-- Start of Provided records --

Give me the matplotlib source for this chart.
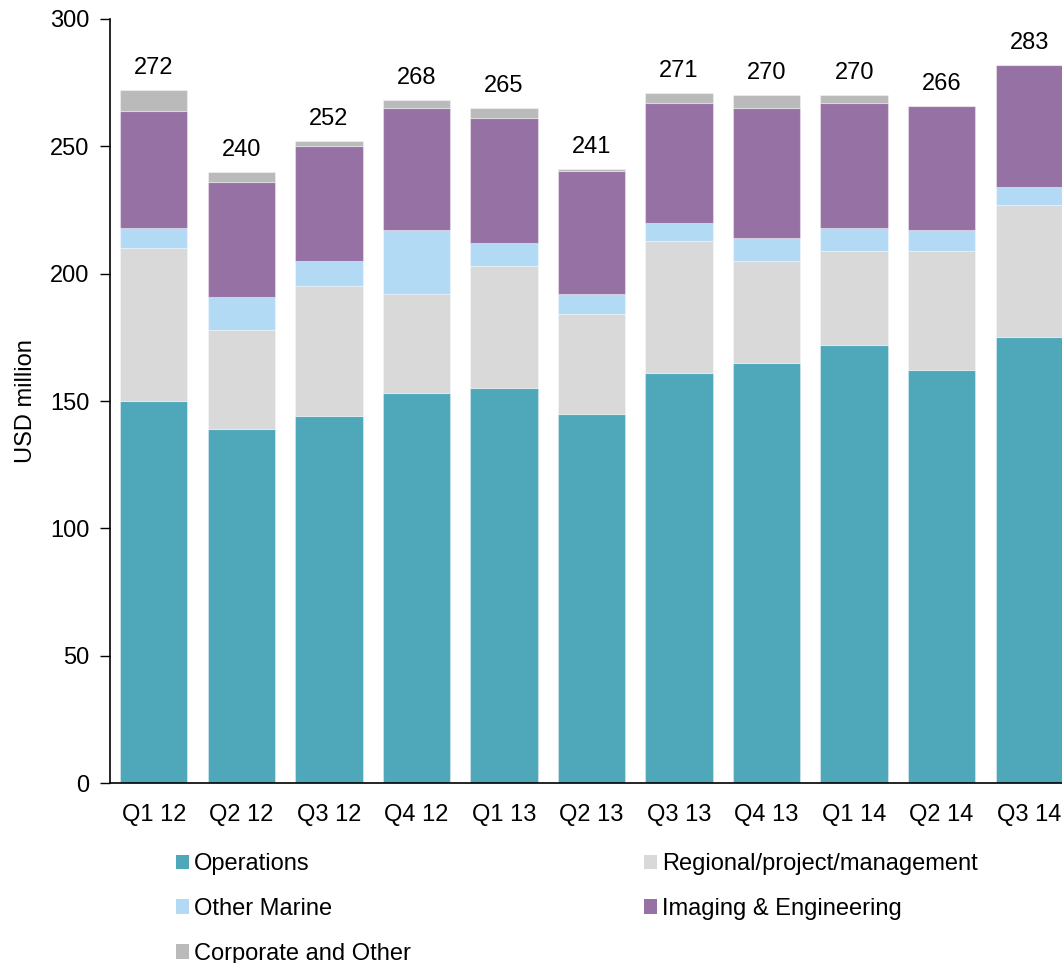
import matplotlib
matplotlib.use("Agg")
import matplotlib.pyplot as plt
import numpy as np
from matplotlib.patches import Patch

plt.rcParams['font.family'] = ['Liberation Sans', 'DejaVu Sans']

quarters = ["Q1 12", "Q2 12", "Q3 12", "Q4 12", "Q1 13", "Q2 13",
            "Q3 13", "Q4 13", "Q1 14", "Q2 14", "Q3 14"]
operations = [150, 139, 144, 153, 155, 145, 161, 165, 172, 162, 175]
regional = [60, 39, 51, 39, 48, 39, 52, 40, 37, 47, 52]
other_marine = [8, 13, 10, 25, 9, 8, 7, 9, 9, 8, 7]
imaging = [46, 45, 45, 48, 49, 48.5, 47, 51, 49, 49, 48]
corporate = [8, 4, 2, 3, 4, 0.5, 4, 5, 3, 0, 0]
totals = [272, 240, 252, 268, 265, 241, 271, 270, 270, 266, 283]

series = [
    ("Operations", operations, "#4FA7BA"),
    ("Regional/project/management", regional, "#D9D9D9"),
    ("Other Marine", other_marine, "#B3DAF5"),
    ("Imaging & Engineering", imaging, "#9672A4"),
    ("Corporate and Other", corporate, "#BABABA"),
]

FS = 17
W, H = 1062, 963
fig = plt.figure(figsize=(W / 100, H / 100), dpi=100)
ax = fig.add_axes([110 / W, 1 - 783 / H, 963 / W, (783 - 19) / H])

x = np.arange(len(quarters))
bottom = np.zeros(len(quarters))
for name, vals, col in series:
    v = np.array(vals, dtype=float)
    ax.bar(x, v, width=0.77, bottom=bottom, color=col, edgecolor=(1, 1, 1, 0.35),
           linewidth=0.8, label=name, zorder=2)
    bottom += v

for xi, top, t in zip(x, bottom, totals):
    ax.text(xi, top + 6.3, str(t), ha="center", va="baseline", fontsize=FS)

ax.set_xlim(-0.5, 10.5)
ax.set_ylim(0, 300)
ax.set_yticks(range(0, 301, 50))
ax.set_xticks(x)
ax.set_xticklabels(quarters)
ax.tick_params(axis="y", direction="out", length=7, width=1, labelsize=FS, pad=8)
ax.tick_params(axis="x", length=0, labelsize=FS, pad=15)
for s in ["top", "right"]:
    ax.spines[s].set_visible(False)
ax.spines["left"].set_linewidth(1.2)
ax.spines["bottom"].set_linewidth(1.2)
ax.set_ylabel("USD million", fontsize=FS, labelpad=9)

handles = [Patch(facecolor=c, edgecolor='none', label=n) for n, _, c in series]
order_left = [0, 2, 4]
order_right = [1, 3]
common = dict(loc="upper left", frameon=False, fontsize=FS, handlelength=0.55,
              handleheight=0.55, handletextpad=0.2, labelspacing=0.97,
              borderaxespad=0, borderpad=0)
fig.legend([handles[i] for i in order_left], [series[i][0] for i in order_left],
           bbox_to_anchor=(176 / W, 1 - 853 / H), **common)
fig.legend([handles[i] for i in order_right], [series[i][0] for i in order_right],
           bbox_to_anchor=(644 / W, 1 - 853 / H), **common)

fig.savefig("out.png", dpi=100)
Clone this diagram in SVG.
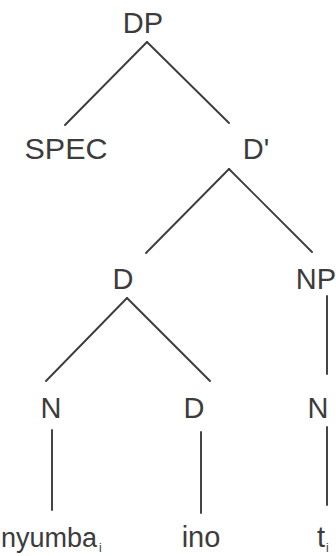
<svg xmlns="http://www.w3.org/2000/svg" width="336" height="556" viewBox="0 0 336 556">
<style>
text{font-family:"Liberation Sans",Arial,sans-serif;font-size:29px;fill:#3c3c3c;text-anchor:middle}
.sub{font-size:12px}
line{stroke:#3c3c3c;stroke-width:1.9;stroke-linecap:round}
</style>
<rect width="336" height="556" fill="#fff"/>
<g id="connectors">
<line x1="147" y1="42" x2="65" y2="125"/>
<line x1="147" y1="42" x2="229" y2="123"/>
<line x1="229" y1="169" x2="146" y2="253"/>
<line x1="229" y1="169" x2="312" y2="252"/>
<line x1="127" y1="298" x2="46" y2="381"/>
<line x1="127" y1="298" x2="210" y2="381"/>
<line x1="327" y1="296" x2="327" y2="374"/>
<line x1="52" y1="430" x2="52" y2="510"/>
<line x1="201" y1="432" x2="201" y2="513"/>
<line x1="327" y1="427" x2="327" y2="505"/>
</g>
<g id="DP"><text x="143" y="33">DP</text></g>
<g id="SPEC"><text x="66" y="159" textLength="83" lengthAdjust="spacingAndGlyphs">SPEC</text></g>
<g id="Dbar"><text x="256" y="159">D'</text></g>
<g id="D1"><text x="123" y="289">D</text></g>
<g id="NP"><text x="316" y="289">NP</text></g>
<g id="N1"><text x="51" y="418">N</text></g>
<g id="D2"><text x="194" y="418">D</text></g>
<g id="N2"><text x="318" y="418">N</text></g>
<g id="nyumba"><text x="1" y="547" style="text-anchor:start;font-size:27px">nyumba<tspan class="sub" dx="2" dy="5">i</tspan></text></g>
<g id="ino"><text x="201" y="547">ino</text></g>
<g id="t"><text x="317" y="547" style="text-anchor:start">t<tspan class="sub" dx="1" dy="5">i</tspan></text></g>
</svg>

-- End of Provided records --

Instructions to follow — Reproduce the records word for word, please, from their first line up to and including the line that contains "ax.text(xi, top +", but no pictures.

Answer to the problem —
Give me the matplotlib source for this chart.
import matplotlib
matplotlib.use("Agg")
import matplotlib.pyplot as plt
import numpy as np
from matplotlib.patches import Patch

plt.rcParams['font.family'] = ['Liberation Sans', 'DejaVu Sans']

quarters = ["Q1 12", "Q2 12", "Q3 12", "Q4 12", "Q1 13", "Q2 13",
            "Q3 13", "Q4 13", "Q1 14", "Q2 14", "Q3 14"]
operations = [150, 139, 144, 153, 155, 145, 161, 165, 172, 162, 175]
regional = [60, 39, 51, 39, 48, 39, 52, 40, 37, 47, 52]
other_marine = [8, 13, 10, 25, 9, 8, 7, 9, 9, 8, 7]
imaging = [46, 45, 45, 48, 49, 48.5, 47, 51, 49, 49, 48]
corporate = [8, 4, 2, 3, 4, 0.5, 4, 5, 3, 0, 0]
totals = [272, 240, 252, 268, 265, 241, 271, 270, 270, 266, 283]

series = [
    ("Operations", operations, "#4FA7BA"),
    ("Regional/project/management", regional, "#D9D9D9"),
    ("Other Marine", other_marine, "#B3DAF5"),
    ("Imaging & Engineering", imaging, "#9672A4"),
    ("Corporate and Other", corporate, "#BABABA"),
]

FS = 17
W, H = 1062, 963
fig = plt.figure(figsize=(W / 100, H / 100), dpi=100)
ax = fig.add_axes([110 / W, 1 - 783 / H, 963 / W, (783 - 19) / H])

x = np.arange(len(quarters))
bottom = np.zeros(len(quarters))
for name, vals, col in series:
    v = np.array(vals, dtype=float)
    ax.bar(x, v, width=0.77, bottom=bottom, color=col, edgecolor=(1, 1, 1, 0.35),
           linewidth=0.8, label=name, zorder=2)
    bottom += v

for xi, top, t in zip(x, bottom, totals):
    ax.text(xi, top + 6.3, str(t), ha="center", va="baseline", fontsize=FS)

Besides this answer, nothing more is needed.